The road ahead still holds genuine challenges: regulatory harmonization, cybersecurity, equitable access, and public acceptance all require sustained effort. But the direction of travel toward safer, smarter, greener, and more efficient transportation is unmistakable.
As of April 2026, AI has not simply changed the way we move. It is becoming the infrastructure through which movement itself is coordinated city by city, route by route, mile by mile.
FAQ
What is the size of the AI in the transportation market in 2026?
According to Precedence Research, the global AI in transportation market is valued at approximately $6.78 billion in 2026, growing from $5.53 billion in 2025, on a trajectory toward $34.83 billion by 2034.
How many autonomous rides is Waymo completing?
As of March 2026, Waymo provides approximately 500,000 paid rides per week, with a target of 1 million rides per week by the end of 2026. The company has logged over 20 million cumulative rides since commercial operations began.
How much can AI reduce transportation costs?

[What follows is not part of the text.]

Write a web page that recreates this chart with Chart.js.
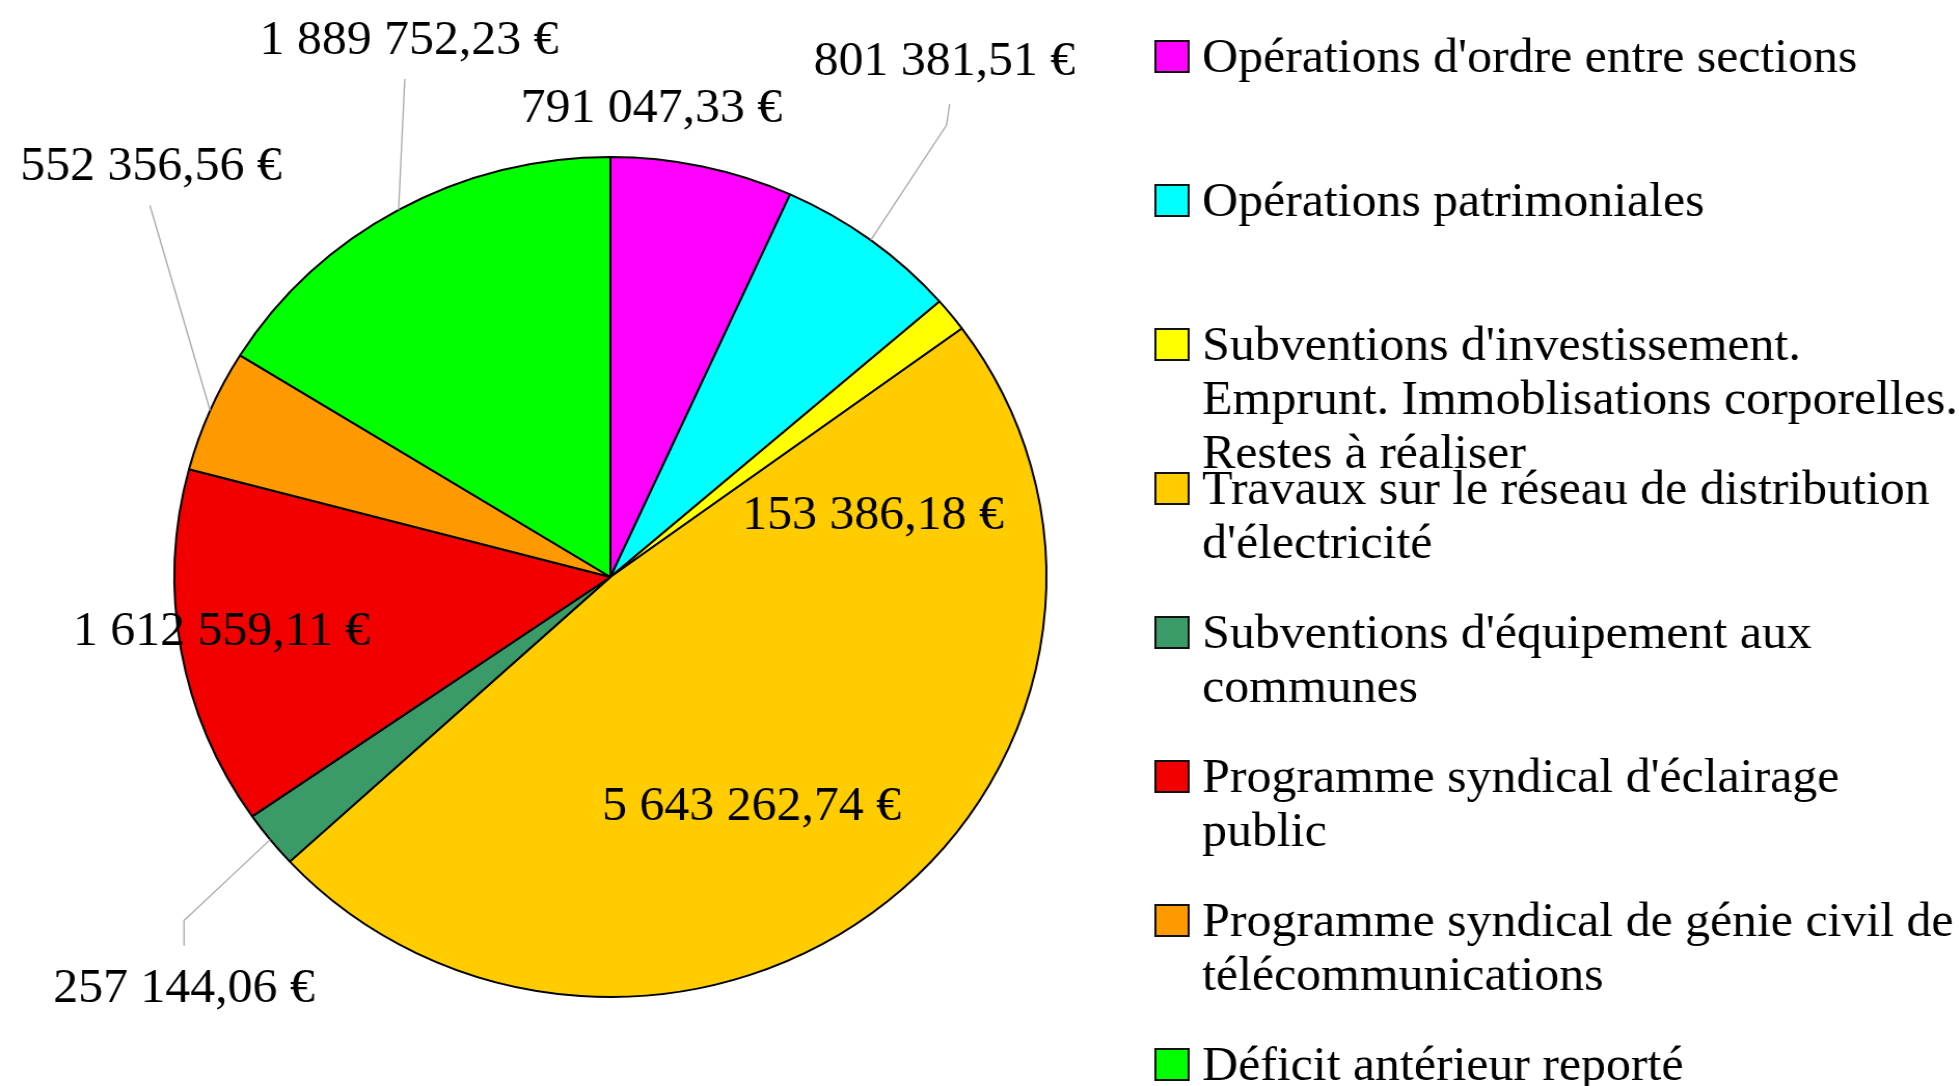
<!DOCTYPE html>
<html>
<head>
<meta charset="utf-8">
<script src="https://cdn.jsdelivr.net/npm/chart.js@4"></script>
<style>
  html, body { margin: 0; padding: 0; background: #fff; overflow: hidden; }
  #wrap { position: absolute; left: 0; top: 0; width: 1887px; height: 1086px; transform: scaleX(1.0381); transform-origin: 0 0; }
</style>
</head>
<body>
<div id="wrap"><canvas id="c" width="1887" height="1086" style="width:1887px;height:1086px"></canvas></div>
<script>
// ---- data ----
const categories = [
  ["Opérations d'ordre entre sections"],
  ["Opérations patrimoniales"],
  ["Subventions d'investissement.", "Emprunt. Immoblisations corporelles.", "Restes à réaliser"],
  ["Travaux sur le réseau de distribution", "d'électricité"],
  ["Subventions d'équipement aux", "communes"],
  ["Programme syndical d'éclairage", "public"],
  ["Programme syndical de génie civil de", "télécommunications"],
  ["Déficit antérieur reporté"]
];
const amounts = [791047.33, 801381.51, 153386.18, 5643262.74, 257144.06, 1612559.11, 552356.56, 1889752.23];
const sliceColors = ["#FF00FF", "#00FFFF", "#FFFF00", "#FFCC00", "#3A9A68", "#F20000", "#FF9900", "#00FF00"];

// ---- label placement (style, relative to each slice's outer edge at mid-angle) ----
const labelPlacement = [
  { dx: -49, dy: -60 },
  { dx: 71, dy: -181, leader: [[2, 66], [5, 45]] },
  { dx: -75, dy: 198 },
  { dx: -131, dy: -97 },
  { dx: -83, dy: 146, leader: [[0, -65], [0, -40]] },
  { dx: 39, dy: -21 },
  { dx: -57, dy: -246, leader: [[-1, 41]] },
  { dx: 10, dy: -172, leader: [[-4, 41]] }
];

const FONT = "48px 'Liberation Serif', 'Times New Roman', serif";

function fmtEuro(v) {
  const parts = v.toFixed(2).split('.');
  const intPart = parts[0].replace(/\B(?=(\d{3})+(?!\d))/g, ' ');
  return intPart + ',' + parts[1] + ' €';
}

const labelsPlugin = {
  id: 'valueLabels',
  afterDatasetsDraw(chart) {
    const ctx = chart.ctx;
    const meta = chart.getDatasetMeta(0);
    const values = chart.data.datasets[0].data;
    ctx.save();
    meta.data.forEach((arc, i) => {
      const { x, y, startAngle, endAngle, outerRadius } =
        arc.getProps(['x', 'y', 'startAngle', 'endAngle', 'outerRadius'], true);
      const mid = (startAngle + endAngle) / 2;
      const ex = x + Math.cos(mid) * outerRadius;
      const ey = y + Math.sin(mid) * outerRadius;
      const p = labelPlacement[i];
      const lx = ex + p.dx, ly = ey + p.dy;
      if (p.leader) {
        ctx.beginPath();
        ctx.strokeStyle = '#A8A8A8';
        ctx.lineWidth = 1.3;
        ctx.moveTo(ex, ey);
        p.leader.forEach(pt => ctx.lineTo(lx + pt[0], ly + pt[1]));
        ctx.stroke();
      }
      ctx.font = FONT;
      ctx.fillStyle = '#000';
      ctx.textAlign = 'center';
      ctx.textBaseline = 'alphabetic';
      ctx.fillText(fmtEuro(values[i]), lx, ly + 16);
    });
    ctx.restore();
  },
  afterDraw(chart) {
    // legend, one fixed-height row per category
    const ctx = chart.ctx;
    const items = chart.options.plugins.legend.labels.generateLabels(chart);
    ctx.save();
    ctx.font = FONT;
    ctx.textAlign = 'left';
    ctx.textBaseline = 'alphabetic';
    items.forEach((it, i) => {
      const top = 41 + 144 * i;
      ctx.fillStyle = it.fillStyle;
      ctx.fillRect(1113, top, 32, 31);
      ctx.strokeStyle = '#111';
      ctx.lineWidth = 2;
      ctx.strokeRect(1113, top, 32, 31);
      ctx.fillStyle = '#000';
      const lines = Array.isArray(it.text) ? it.text : [it.text];
      lines.forEach((ln, j) => ctx.fillText(ln, 1158, top + 31 + 54 * j));
    });
    ctx.restore();
  }
};

new Chart(document.getElementById('c'), {
  type: 'pie',
  data: {
    labels: categories,
    datasets: [{
      data: amounts,
      backgroundColor: sliceColors,
      borderColor: '#000',
      borderWidth: 2,
      hoverOffset: 0,
      radius: 420
    }]
  },
  options: {
    responsive: false,
    devicePixelRatio: 1,
    animation: false,
    layout: { padding: { left: 168, right: 879, top: 157, bottom: 89 } },
    plugins: {
      legend: { display: false },
      tooltip: { enabled: false }
    }
  },
  plugins: [labelsPlugin]
});
</script>
</body>
</html>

Companies adopting AI report transportation cost reductions of approximately 15% through better planning, automation, and real-time decisions. Route optimization alone can save 10–20% in fuel costs.
Is AI in transportation safe?
Safety data from Waymo’s commercial fleet shows more than a 10-fold reduction in serious injury crashes compared to human drivers. Broader adoption of AI and ADAS systems is projected to reduce human-error accidents by up to 50% as deployment scales.
What is the environmental impact of AI in transportation?
AI traffic management can reduce greenhouse gas emissions by up to 20%. Studies of adaptive AI traffic signals across 100 Chinese cities showed avoidance of approximately 31.73 million tonnes of CO2 per year. Route optimization saves 10–20% in fuel consumption fleet-wide.
What are the biggest challenges for AI in transportation?
Key challenges in 2026 include uneven regulatory frameworks across jurisdictions, public acceptance gaps (especially in Western markets), cybersecurity risks for connected fleets, algorithmic bias, workforce displacement, and the upfront capital costs of AI implementation.